'''
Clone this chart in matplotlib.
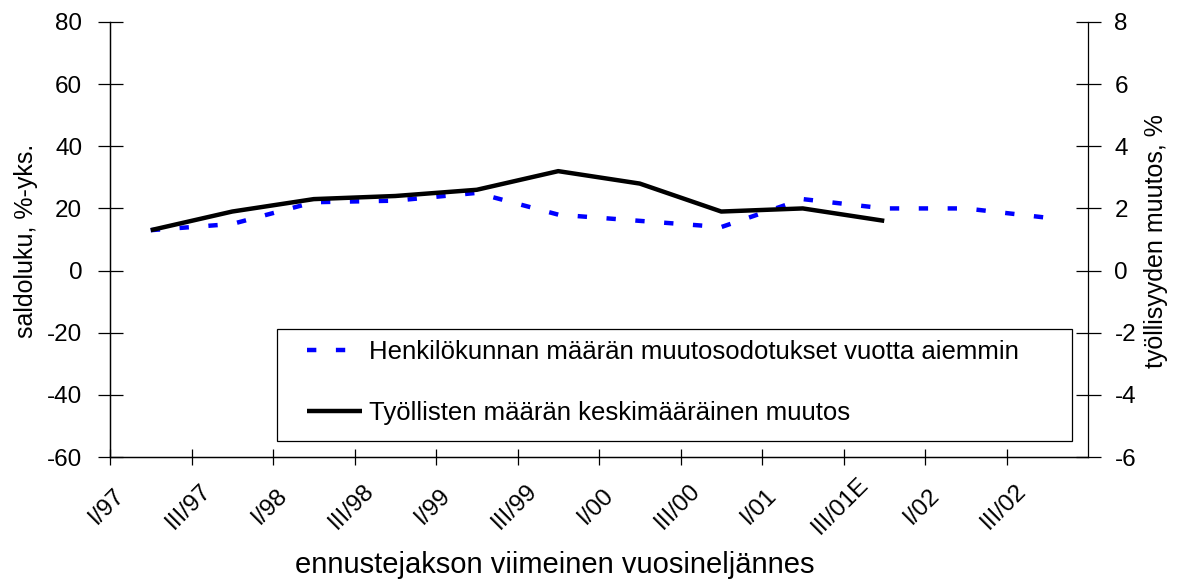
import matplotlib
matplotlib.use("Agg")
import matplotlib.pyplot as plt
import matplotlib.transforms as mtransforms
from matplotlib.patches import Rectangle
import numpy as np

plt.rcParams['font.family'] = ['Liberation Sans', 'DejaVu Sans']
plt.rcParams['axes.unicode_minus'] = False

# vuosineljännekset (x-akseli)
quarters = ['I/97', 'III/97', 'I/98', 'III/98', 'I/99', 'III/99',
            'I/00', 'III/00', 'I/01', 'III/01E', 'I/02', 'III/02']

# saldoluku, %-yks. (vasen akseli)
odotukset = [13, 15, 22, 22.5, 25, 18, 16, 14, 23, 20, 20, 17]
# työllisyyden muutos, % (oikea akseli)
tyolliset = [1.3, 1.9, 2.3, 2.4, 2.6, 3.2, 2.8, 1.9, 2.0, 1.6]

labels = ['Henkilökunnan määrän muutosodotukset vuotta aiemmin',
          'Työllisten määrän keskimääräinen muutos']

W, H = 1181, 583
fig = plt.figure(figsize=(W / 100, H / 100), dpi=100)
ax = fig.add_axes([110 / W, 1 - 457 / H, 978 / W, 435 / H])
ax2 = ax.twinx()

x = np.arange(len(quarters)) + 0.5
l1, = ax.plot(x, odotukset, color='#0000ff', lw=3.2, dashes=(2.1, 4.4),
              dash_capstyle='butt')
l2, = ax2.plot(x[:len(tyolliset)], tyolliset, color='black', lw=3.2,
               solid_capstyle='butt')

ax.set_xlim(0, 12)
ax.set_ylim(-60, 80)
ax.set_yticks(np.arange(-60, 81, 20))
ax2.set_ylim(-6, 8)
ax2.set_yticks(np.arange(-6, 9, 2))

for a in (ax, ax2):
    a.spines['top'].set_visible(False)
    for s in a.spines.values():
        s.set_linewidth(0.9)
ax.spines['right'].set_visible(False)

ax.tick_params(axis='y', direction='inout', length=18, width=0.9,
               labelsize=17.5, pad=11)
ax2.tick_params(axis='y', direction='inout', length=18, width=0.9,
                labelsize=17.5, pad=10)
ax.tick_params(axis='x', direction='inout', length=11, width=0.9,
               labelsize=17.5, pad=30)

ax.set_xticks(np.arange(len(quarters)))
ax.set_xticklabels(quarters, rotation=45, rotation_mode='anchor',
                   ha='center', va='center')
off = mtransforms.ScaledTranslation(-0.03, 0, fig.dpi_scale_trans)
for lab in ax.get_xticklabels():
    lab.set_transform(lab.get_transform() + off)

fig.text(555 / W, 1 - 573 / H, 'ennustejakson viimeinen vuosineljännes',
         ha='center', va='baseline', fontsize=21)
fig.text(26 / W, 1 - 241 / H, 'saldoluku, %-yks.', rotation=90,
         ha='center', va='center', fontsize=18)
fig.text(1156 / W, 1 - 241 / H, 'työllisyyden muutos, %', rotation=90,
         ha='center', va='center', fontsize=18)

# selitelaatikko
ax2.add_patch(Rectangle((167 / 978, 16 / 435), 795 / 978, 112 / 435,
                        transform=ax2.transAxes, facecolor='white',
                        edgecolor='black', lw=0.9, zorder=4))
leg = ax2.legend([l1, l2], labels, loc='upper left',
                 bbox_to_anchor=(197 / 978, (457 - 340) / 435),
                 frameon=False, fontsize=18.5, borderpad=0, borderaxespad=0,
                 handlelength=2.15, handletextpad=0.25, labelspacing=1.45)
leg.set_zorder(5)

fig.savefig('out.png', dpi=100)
'''
• _EXERCISE_
Return only the lines from the start of the data through the line that contains "1.9, 2.0, 1.6]", please, copying them exactly and omitting all pictures.

• _TASK ANSWER_
Clone this chart in matplotlib.
import matplotlib
matplotlib.use("Agg")
import matplotlib.pyplot as plt
import matplotlib.transforms as mtransforms
from matplotlib.patches import Rectangle
import numpy as np

plt.rcParams['font.family'] = ['Liberation Sans', 'DejaVu Sans']
plt.rcParams['axes.unicode_minus'] = False

# vuosineljännekset (x-akseli)
quarters = ['I/97', 'III/97', 'I/98', 'III/98', 'I/99', 'III/99',
            'I/00', 'III/00', 'I/01', 'III/01E', 'I/02', 'III/02']

# saldoluku, %-yks. (vasen akseli)
odotukset = [13, 15, 22, 22.5, 25, 18, 16, 14, 23, 20, 20, 17]
# työllisyyden muutos, % (oikea akseli)
tyolliset = [1.3, 1.9, 2.3, 2.4, 2.6, 3.2, 2.8, 1.9, 2.0, 1.6]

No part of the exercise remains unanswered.